Apple Music: Should I Stay or Should I Go?

So there’s been some negative things written about Apple Music over the last three months. And there have been a bunch of bugs (you can read about them here, here or here or just experience them yourself, they are there). But today is the day when push comes to shove and all of us that joined on day 1 need to decide if we’re staying or not. I’ve been thinking about it and I’m staying. And this is because I like it.

Really, I do.

Now, maybe I’m not enough of a Music-Tech power buyer. My iTunes library only consists of nineteen point five days of music (7,500ish tracks). Is that a lot? I really don’t know, I just pick through it and listen to an album here and there depending on the kind of music I’d like to hear. A portion of it came from college days of trading around albums or individual tracks. The rest came from rips of physical media my wife and I have owned or, in the past 10 years, purchased from iTMS (remember the days when it was just a music store?) or Amazon music.

There are a few of different things I like to do when listening to music. The first is pretty universal, it’s that thing where you think of an album or song and then you want to listen to it. Streaming services are great for this since you can just go and listen to anything in the catalog. And, unless you own every song that you’ll ever want to play, you’ll need to buy it or go hunting on YouTube, Free Spotify, etc. Apple Music has the largest and best catalog of any service out there so it does well on this one. I myself don’t own anywhere near the full discography for all the artists I like, so a subscription service is great and Apple’s works across all my devices (unlikely Spotify or YouTube).

The second thing I love is finding a great new band or album that I didn’t know about before. There is roughly speaking an infinite amount of music in the world. Given this fact, there is the distinct possibility that you and I haven’t actually found our favorite music yet (if you take into account the musical taste imprinting that happens as a young adult this might not be true, but from a purely statistics viewpoint it holds up pretty well). Apple blows the competition out of the water on this. Between curated playlists that are pushed into the “For You” feed, crosslinking between similar artists and a seemingly decent search feature (definitely better than Spotify’s… or the App Store’s for that matter), I’ve enjoyed finding new interesting music more than ever before. To bring this down to earth, here’s a selection of some of the albums I discovered this past week: - Trans Europe Express / Kraftwerk (Never really listened to anything other than the mega hits in the past.) - Beauty Behind the Madness / The Weeknd (Hey, it’s worth a try even though I’m not much for pop right? Nope.) - Music in Exile / Songhoy Blues. (Super awesome, go take a listen) - Teen Dream / Beach House - Khun Narin’s Electric Phin Band / Khun Narin - Break Mirrors / Blake Mills This is simply phenomenal. I suggest you go do the same.

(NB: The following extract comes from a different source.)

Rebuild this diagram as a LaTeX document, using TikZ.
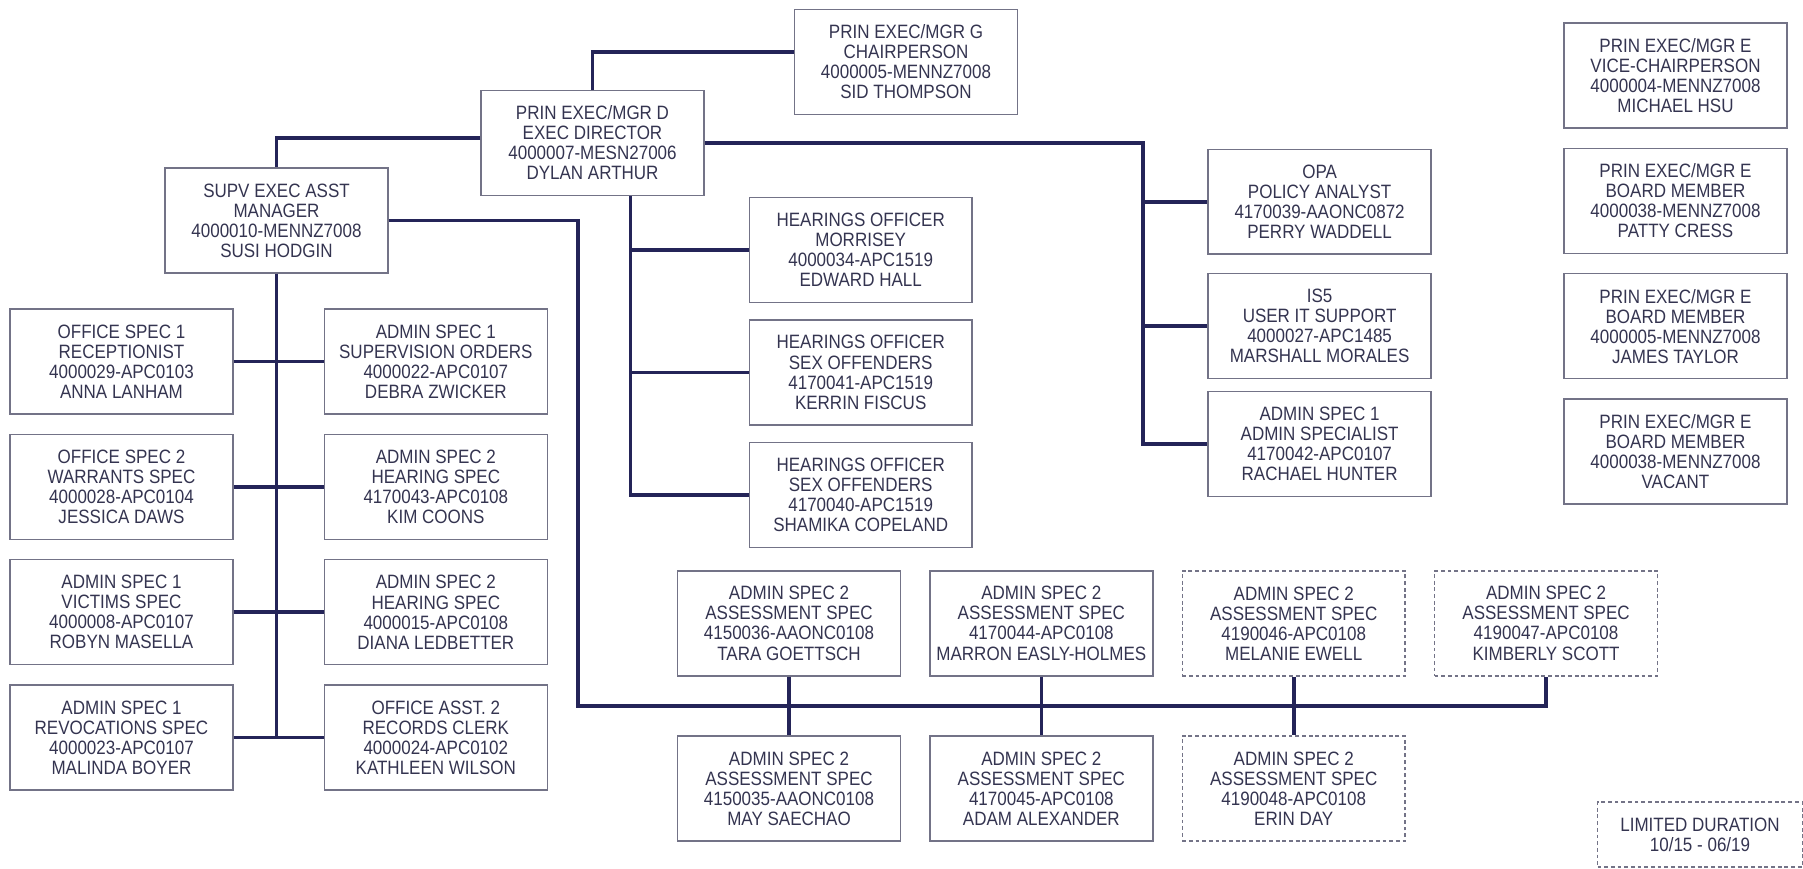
\documentclass[tikz,border=0pt]{standalone}
\usepackage{fontspec}
\setmainfont[FakeStretch=0.88]{Liberation Sans}
\usetikzlibrary{positioning}
\definecolor{orgline}{RGB}{36,36,88}
\definecolor{orgedge}{RGB}{115,115,135}
\definecolor{orgtext}{RGB}{52,52,80}
\tikzset{
  posbox/.style={draw=orgedge, line width=0.8pt, minimum width=4.46cm, minimum height=2.1cm,
    inner sep=0pt, align=center, text=orgtext, font=\fontsize{11}{11.4}\selectfont},
  ldbox/.style={posbox, dash pattern=on 2.2pt off 1.6pt},
  link/.style={draw=orgline, line width=2.1pt},
}

\begin{document}
\begin{tikzpicture}[x=0.02cm, y=-0.02cm]
\useasboundingbox (0,0) rectangle (1803,869);
\draw
    node [posbox] at (592.5,143) (dir) {PRIN EXEC/MGR D\\EXEC DIRECTOR\\4000007-MESN27006\\DYLAN ARTHUR}
    node [posbox] at (906,62) (chair) {PRIN EXEC/MGR G\\CHAIRPERSON\\4000005-MENNZ7008\\SID THOMPSON}
    node [posbox] at (276.5,220.5) (supv) {SUPV EXEC ASST\\MANAGER\\4000010-MENNZ7008\\SUSI HODGIN}
    % board members
    node [posbox] at (1675.5,75.5) (vchair) {PRIN EXEC/MGR E\\VICE-CHAIRPERSON\\4000004-MENNZ7008\\MICHAEL HSU}
    node [posbox, below=0.38cm of vchair] (bmA) {PRIN EXEC/MGR E\\BOARD MEMBER\\4000038-MENNZ7008\\PATTY CRESS}
    node [posbox, below=0.38cm of bmA] (bmB) {PRIN EXEC/MGR E\\BOARD MEMBER\\4000005-MENNZ7008\\JAMES TAYLOR}
    node [posbox, below=0.38cm of bmB] (bmC) {PRIN EXEC/MGR E\\BOARD MEMBER\\4000038-MENNZ7008\\VACANT}
    % hearings officers
    node [posbox] at (860.7,250) (hoA) {HEARINGS OFFICER\\MORRISEY\\4000034-APC1519\\EDWARD HALL}
    node [posbox, below=0.32cm of hoA] (hoB) {HEARINGS OFFICER\\SEX OFFENDERS\\4170041-APC1519\\KERRIN FISCUS}
    node [posbox, below=0.32cm of hoB] (hoC) {HEARINGS OFFICER\\SEX OFFENDERS\\4170040-APC1519\\SHAMIKA COPELAND}
    % staff to the director
    node [posbox] at (1319.6,201.7) (opa) {OPA\\POLICY ANALYST\\4170039-AAONC0872\\PERRY WADDELL}
    node [posbox] at (1319.6,326) (itsup) {IS5\\USER IT SUPPORT\\4000027-APC1485\\MARSHALL MORALES}
    node [posbox] at (1319.6,444) (admsp) {ADMIN SPEC 1\\ADMIN SPECIALIST\\4170042-APC0107\\RACHAEL HUNTER}
    % support staff, left column
    node [posbox] at (121.5,361.5) (osA) {OFFICE SPEC 1\\RECEPTIONIST\\4000029-APC0103\\ANNA LANHAM}
    node [posbox, below=0.38cm of osA] (osB) {OFFICE SPEC 2\\WARRANTS SPEC\\4000028-APC0104\\JESSICA DAWS}
    node [posbox, below=0.38cm of osB] (asV) {ADMIN SPEC 1\\VICTIMS SPEC\\4000008-APC0107\\ROBYN MASELLA}
    node [posbox, below=0.38cm of asV] (asR) {ADMIN SPEC 1\\REVOCATIONS SPEC\\4000023-APC0107\\MALINDA BOYER}
    % support staff, right column
    node [posbox, right=1.8cm of osA] (asS) {ADMIN SPEC 1\\SUPERVISION ORDERS\\4000022-APC0107\\DEBRA ZWICKER}
    node [posbox, right=1.8cm of osB] (hsA) {ADMIN SPEC 2\\HEARING SPEC\\4170043-APC0108\\KIM COONS}
    node [posbox, right=1.8cm of asV] (hsB) {ADMIN SPEC 2\\HEARING SPEC\\4000015-APC0108\\DIANA LEDBETTER}
    node [posbox, right=1.8cm of asR] (oaC) {OFFICE ASST. 2\\RECORDS CLERK\\4000024-APC0102\\KATHLEEN WILSON}
    % assessment
    node [posbox] at (789,623.3) (asmA) {ADMIN SPEC 2\\ASSESSMENT SPEC\\4150036-AAONC0108\\TARA GOETTSCH}
    node [posbox, right=0.56cm of asmA] (asmB) {ADMIN SPEC 2\\ASSESSMENT SPEC\\4170044-APC0108\\MARRON EASLY-HOLMES}
    node [ldbox, right=0.56cm of asmB] (asmC) {ADMIN SPEC 2\\ASSESSMENT SPEC\\4190046-APC0108\\MELANIE EWELL}
    node [ldbox, right=0.56cm of asmC] (asmD) {ADMIN SPEC 2\\ASSESSMENT SPEC\\4190047-APC0108\\KIMBERLY SCOTT}
    node [posbox, below=1.18cm of asmA] (asmE) {ADMIN SPEC 2\\ASSESSMENT SPEC\\4150035-AAONC0108\\MAY SAECHAO}
    node [posbox, below=1.18cm of asmB] (asmF) {ADMIN SPEC 2\\ASSESSMENT SPEC\\4170045-APC0108\\ADAM ALEXANDER}
    node [ldbox, below=1.18cm of asmC] (asmG) {ADMIN SPEC 2\\ASSESSMENT SPEC\\4190048-APC0108\\ERIN DAY}
    % legend
    node [ldbox, minimum width=4.1cm, minimum height=1.3cm] at (1700,834.5) (legend) {LIMITED DURATION\\10/15 - 06/19}
;
\coordinate (dtrunk) at ([xshift=0.76cm]dir.south);
\coordinate (rtrunk) at (1142.7,143);
\coordinate (busL) at (578.3,706);
\draw[link] (dir.north) |- ([yshift=0.2cm]chair.west);
\draw[link] ([yshift=0.1cm]dir.west) -| (supv.north);
\draw[link] (dir.east) -- (rtrunk) |- (admsp.west);
\draw[link] (rtrunk |- opa.west) -- (opa.west);
\draw[link] (rtrunk |- itsup.west) -- (itsup.west);
\draw[link] (dtrunk) |- (hoC.west);
\draw[link] (dtrunk |- hoA.west) -- (hoA.west);
\draw[link] (dtrunk |- hoB.west) -- (hoB.west);
\draw[link] (supv.south) -- (supv.south |- asR.east);
\draw[link] (osA.east) -- (asS.west);
\draw[link] (osB.east) -- (hsA.west);
\draw[link] (asV.east) -- (hsB.west);
\draw[link] (asR.east) -- (oaC.west);
\draw[link] (supv.east) -| (busL) -| (asmD.south);
\draw[link] (asmA.south) -- (asmE.north);
\draw[link] (asmB.south) -- (asmF.north);
\draw[link] (asmC.south) -- (asmG.north);
\end{tikzpicture}
\end{document}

With these two big ones out of the way here are some more things that I love:

  • For you. Sure it gets it wrong that I like Katy Perry. But that’s likely just Apple’s pop-leaning wishful thinking. There’s a way to mark recommendations as crap, and listen to me, you don’t have to do every single thing anyone recommends that you do. I serious. And guess what, I do love The Lips, Pavement, Uncle Tupelo, and boy was I into Coldplay in the early 2000s.
  • Up Next on iOS. The best. I have waited for this for oh so many years. You could delete all my purchased music twice as long as you just let me queue up the next seven tracks while I sit at a particularly long red light. Even better, telling Siri “Play The Final Countdown next” works exactly as it should.
  • Beats 1. Know the last time I listened to an actual radio show on purpose? Never. Seriously, before St. Vincent’s Mixtape Delivery Service I had quite literally never specifically tuned in to catch a radio show.

Now if I had am enormous music library that I was happy with and never wanted to listen to anything new, would I like Apple Music? Quite possibly not. My feeling with music is that if I ever catch myself solely listening to the stuff I liked when I was X years old (where X < my current age), I’ve stopped really enjoying music. This is just for me personally, and I don’t anyone else to do the same. But I came to this conclusion because I did just this for a couple years once. What I came to realize was that I stopped being able to really talk with people about music or enjoy much music that wasn’t my own. In fact, at some point I just stopped listening to music as a normal part of day to day life and I think this was because it was less interesting than it once was.

So I’ll keep my Apple Music subscription and keep exploring old and new music and listening to the music that I know and love. All at the same time.